Now you are ready to move around – press the Up arrow key on your keyboard to enter the Walkthrough mode and click in the viewport. Now you can use the following controls to move around:
- Up/Down – Move forward/backward
- Left/Right – Move left/right
- Left click + drag – look around
- Middle click + drag – Pan up/down/left/right
If the camera moves too fast or too slow, use the bracket keys [ ] to adjust the walking speed!
It’s very similar to moving around in a video game and after a bit of practice you can get exactly where you want to be.
In real world architectural photographers use tilt/shift lenses or large format cameras with movable backs that rotate, and tilt to get these same results. But I don’t think it’s necessary to explain all that.
For us it’s very simple – 99% of the time all we want from this section is to get straight verticals in our image – just hit the Guess Vert button and be done with it. Vray will set the correct amount of Vertical Shift to straighten them out!
Horizontal distortion rarely look right, and it’s best to align the camera and target in a straight line manually if you need parallel horizontal lines.
So this is the part that always get’s non-photographers confused.
“How do I make the image brighter? Do I change the Shutter Speed? Film Speed ISO? F/Number?
Which one is the correct way?”
The thing is… there is no CORRECT WAY! You have to use them together to get the correct result!
First let’s understand how the camera works!
Shutter speed controls how long the film or sensor is exposed to the light.
Long exposure means more light and brighter image, it also may cause fast moving objects to appear blurry – that’s Motion Blur.
Shutter speed is usually set in fractions of a second 1/200, 1/100, 1/30, etc. (in Vray Physical Camera the “1/” part is set by default so if you set the shutter speed to 50 it’s actually set to 1/50th of a second).
F/Number (Aperture) sets the diameter of the hole in the lens that let’s the light in.

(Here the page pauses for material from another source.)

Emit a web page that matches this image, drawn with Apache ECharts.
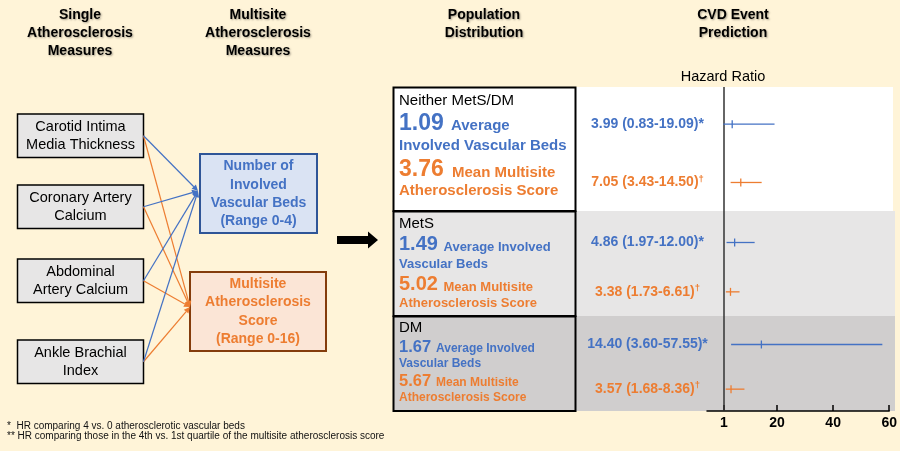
<!DOCTYPE html>
<html><head><meta charset="utf-8">
<script src="https://cdn.jsdelivr.net/npm/echarts@6/dist/echarts.min.js"></script>
<style>html,body{margin:0;padding:0;background:#fff4d8}#c{width:900px;height:451px}</style>
</head><body><div id="c"></div>
<script>
// ---------------- data ----------------
const groups = ['Neither MetS/DM', 'MetS', 'DM'];
const avgBeds = [1.09, 1.49, 1.67];
const meanScore = [3.76, 5.02, 5.67];
const hrBeds = [3.99, 4.86, 14.40];
const hrBedsLo = [0.83, 1.97, 3.60];
const hrBedsHi = [19.09, 12.00, 57.55];
const hrScore = [7.05, 3.38, 3.57];
const hrScoreLo = [3.43, 1.73, 1.68];
const hrScoreHi = [14.50, 6.61, 8.36];
const xTicks = [1, 20, 40, 60];
const singleMeasures = ['Carotid Intima\nMedia Thickness', 'Coronary Artery\nCalcium', 'Abdominal\nArtery Calcium', 'Ankle Brachial\nIndex'];
const footnotes = ['*  HR comparing 4 vs. 0 atherosclerotic vascular beds',
  '** HR comparing those in the 4th vs. 1st quartile of the multisite atherosclerosis score'];

// ---------------- styles / layout ----------------
const BLUE = '#4472c4', ORANGE = '#ed7d31', BG = '#fff4d8';
const FONT = '"Liberation Sans", Arial, sans-serif';
const panelTop = [87, 211, 316], panelBot = [211, 316, 411];
const panelFill = ['#ffffff', '#e7e6e6', '#d0cece'];
const rowFrac = [0.3, 0.77];

const G = [];
function txt(text, x, y, o) {
  o = o || {};
  G.push({type: 'text', x, y, z: 5, style: Object.assign({
    text, fill: '#000', fontFamily: FONT, fontSize: 14, fontWeight: 'normal',
    align: 'left', verticalAlign: 'middle'}, o)});
}
function rect(x, y, w, h, fill, stroke, lw, z) {
  G.push({type: 'rect', z: z == null ? 1 : z, shape: {x, y, width: w, height: h},
    style: {fill, stroke: stroke || null, lineWidth: lw || 0}});
}
function arrow(x1, y1, x2, y2, color) {
  const a = Math.atan2(y2 - y1, x2 - x1), L = 6, W = 3;
  const bx = x2 - L * Math.cos(a), by = y2 - L * Math.sin(a);
  const px = -Math.sin(a) * W, py = Math.cos(a) * W;
  G.push({type: 'line', z: 2, shape: {x1, y1, x2: bx, y2: by}, style: {stroke: color, lineWidth: 1.2}});
  G.push({type: 'polygon', z: 2, shape: {points: [[x2, y2], [bx + px, by + py], [bx - px, by - py]]}, style: {fill: color}});
}
const hdr = {fontWeight: 'bold', fontSize: 14, align: 'center', lineHeight: 18,
  textShadowColor: 'rgba(0,0,0,0.35)', textShadowBlur: 2, textShadowOffsetX: 1, textShadowOffsetY: 1};

// headers
txt('Single\nAtherosclerosis\nMeasures', 80, 33, hdr);
txt('Multisite\nAtherosclerosis\nMeasures', 258, 33, hdr);
txt('Population\nDistribution', 484, 24, hdr);
txt('CVD Event\nPrediction', 733, 24, hdr);
txt('Hazard Ratio', 723, 77, {fontSize: 14.5, align: 'center'});

// left boxes + connectors
const boxY = [114, 185, 259, 340], boxH = 43.5;
const blueTip = [198, 191], orangeTip = [190, 307];
singleMeasures.forEach((m, i) => {
  rect(17.5, boxY[i], 126, boxH, '#e7e6e6', '#000', 1.5);
  txt(m, 80.5, boxY[i] + boxH / 2, {fontSize: 14.5, align: 'center', lineHeight: 17.7});
});
singleMeasures.forEach((m, i) => { arrow(143.5, boxY[i] + boxH / 2, orangeTip[0], orangeTip[1], ORANGE); });
singleMeasures.forEach((m, i) => { arrow(143.5, boxY[i] + boxH / 2, blueTip[0], blueTip[1], BLUE); });

// multisite boxes
rect(200, 154, 117, 79, '#dae3f3', '#2f5597', 2);
txt('Number of\nInvolved\nVascular Beds\n(Range 0-4)', 258.5, 194, {fontSize: 14, fontWeight: 'bold', fill: BLUE, align: 'center', lineHeight: 18.3});
rect(190, 272, 136, 79, '#fbe5d6', '#843c0c', 2);
txt('Multisite\nAtherosclerosis\nScore\n(Range 0-16)', 258, 311.5, {fontSize: 14, fontWeight: 'bold', fill: ORANGE, align: 'center', lineHeight: 18.3});

// big arrow
G.push({type: 'polygon', z: 2, shape: {points: [[337, 236], [368, 236], [368, 231.5], [378, 240], [368, 248.5], [368, 244], [337, 244]]}, style: {fill: '#000'}});

// panels behind forest plot + population boxes
groups.forEach((g, i) => {
  rect(576, panelTop[i], (i === 0 ? 317 : 319), panelBot[i] - panelTop[i], panelFill[i], null, 0, -1);
  rect(393.5, panelTop[i] + 0.5, 182, panelBot[i] - panelTop[i] - 0.5, panelFill[i], '#000', 2, 1);
});

// population text
const popCfg = [
  {title: 101, big: 23, small: 15, n1: 123.3, l1: 126.3, l1x: 451, l2: 146, n2: 170, m2: 172.5, m2x: 452, l4: 191.3, one: 'Average', two: 'Involved Vascular Beds'},
  {title: 223.7, big: 20, small: 13, n1: 244.7, l1: 247, l1x: 443.5, l2: 264.2, n2: 284.5, m2: 287, m2x: 443.5, l4: 303.8, one: 'Average Involved', two: 'Vascular Beds'},
  {title: 327.5, big: 16.5, small: 12, n1: 347.2, l1: 348.5, l1x: 436, l2: 363.3, n2: 381.3, m2: 382.5, m2x: 436, l4: 397.5, one: 'Average Involved', two: 'Vascular Beds'}
];
groups.forEach((g, i) => {
  const c = popCfg[i];
  txt(g, 399, c.title, {fontSize: 15});
  txt(avgBeds[i].toFixed(2), 399, c.n1, {fontSize: c.big, fontWeight: 'bold', fill: BLUE});
  txt(c.one, c.l1x, c.l1, {fontSize: c.small, fontWeight: 'bold', fill: BLUE});
  txt(c.two, 399, c.l2, {fontSize: c.small, fontWeight: 'bold', fill: BLUE});
  txt(meanScore[i].toFixed(2), 399, c.n2, {fontSize: c.big, fontWeight: 'bold', fill: ORANGE});
  txt('Mean Multisite', c.m2x, c.m2, {fontSize: c.small, fontWeight: 'bold', fill: ORANGE});
  txt('Atherosclerosis Score', 399, c.l4, {fontSize: c.small, fontWeight: 'bold', fill: ORANGE});
});

// footnotes
txt(footnotes[0], 7, 426.7, {fontSize: 10, fill: '#111'});
txt(footnotes[1], 7, 436.5, {fontSize: 10, fill: '#111'});

// ---------------- forest data ----------------
const forest = [];
groups.forEach((g, i) => {
  const h = panelBot[i] - panelTop[i];
  forest.push([hrBeds[i], hrBedsLo[i], hrBedsHi[i], panelTop[i] + rowFrac[0] * h, 0]);
  forest.push([hrScore[i], hrScoreLo[i], hrScoreHi[i], panelTop[i] + rowFrac[1] * h, 1]);
});

const chart = echarts.init(document.getElementById('c'), null, {renderer: 'canvas'});
chart.setOption({
  backgroundColor: BG,
  animation: false,
  graphic: G,
  grid: {left: 707, right: 6.5, top: 87, bottom: 40, containLabel: false},
  xAxis: {
    type: 'value', min: -5, max: 60,
    axisLine: {show: true, lineStyle: {color: '#000', width: 1.5}},
    axisTick: {show: true, inside: true, length: 6, customValues: xTicks, lineStyle: {color: '#000', width: 1.5}},
    axisLabel: {customValues: xTicks, color: '#000', fontWeight: 'bold', fontSize: 14, fontFamily: FONT, margin: 5},
    splitLine: {show: false}
  },
  yAxis: {type: 'value', min: 87, max: 411, inverse: true, show: false},
  series: [
    {
      type: 'custom', clip: false, z: 5,
      data: forest,
      renderItem: function (params, api) {
        const est = api.value(0), lo = api.value(1), hi = api.value(2), y = api.value(3), m = api.value(4);
        const pLo = api.coord([lo, y]), pHi = api.coord([hi, y]), pE = api.coord([est, y]);
        const col = m === 0 ? BLUE : ORANGE;
        const label = est.toFixed(2) + ' (' + lo.toFixed(2) + '-' + hi.toFixed(2) + ')' + (m === 0 ? '*' : '{sup|†}');
        return {type: 'group', children: [
          {type: 'line', shape: {x1: pLo[0], y1: pLo[1], x2: pHi[0], y2: pHi[1]}, style: {stroke: col, lineWidth: 1.3}},
          {type: 'line', shape: {x1: pE[0], y1: pE[1] - 4, x2: pE[0], y2: pE[1] + 4}, style: {stroke: col, lineWidth: 1.3}},
          {type: 'text', x: 647.5, y: pE[1], style: {
            text: label, fill: col, fontFamily: FONT, fontSize: 14, fontWeight: 'bold',
            align: 'center', verticalAlign: 'middle',
            rich: {sup: {fontSize: 9.5, fontWeight: 'bold', fill: col, fontFamily: FONT, padding: [0, 0, 7, 0]}}
          }}
        ]};
      }
    },
    {
      type: 'line', data: [], silent: true, z: 4,
      markLine: {silent: true, symbol: 'none', label: {show: false},
        lineStyle: {color: '#333', width: 1.5, type: 'solid'},
        data: [{xAxis: 1}]}
    }
  ]
});
</script></body></html>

Larger opening let’s in more light and makes the image brighter, as well as increasing the DOF effect.
These numbers work in reverse so increasing the aperture value actually decreases the size of the hole! This means that f2 is brighter than f8 and f8 is brighter than f16 (you get the point!).
ISO just controls the sensitivity of the film/sensor. Higher sensitivity means brighter image, lower means darker image.
VRay artists are actually very lucky compared to real photographers – in real world increasing the ISO means increasing the image noise, so it’s limited in it’s use. For us however it doesn’t have this drawback!
You can increase (or decrase) this value as much as you want without any negative effects!
ISO is the most flexible way to adjust the exposure – it doesn’t affect anything else except the brightness of your render!
“Ok, but how do I set the exposure for my render?!”
Here’s a how you should do it – First decide if you will use camera DOF and Motion Blur (many people choose to add them only in post-production).
Adjust the F/Number to get the desired amount of DOF, adjust the Shutter Speed to get the desired amount of Motion Blur and finally use the ISO to get the desired Exposure of the image.
If you don’t want to use VRay DOF and Motion Blur – you can use any of these 3 parameters to get your desired exposure, it doesn’t matter and nobody cares which one you use! The result is still the same!
This parameter allows you to control the darkening of corners. I usually leave it at 1.0 and decrease only if I need very even light in the image. I think it helps to draw the viewer in and makes the image a bit more interesting.
Since it’s a natural phenomena that is present in real photos, I think it also makes the renders more realistic.
You can also turn it off by setting it to 0 and add vignetting in Post.
Since all lights have a slightly different color, you can use this parameter to adjust the overall color tint of your render.
My advice is to set it to Neutral and forget about it – this way you can start without any color cast and mess with the colors later in Photoshop.
That’s it for today!
The rest of the settings are rarely used and perhaps I’ll explain them in future tutorials!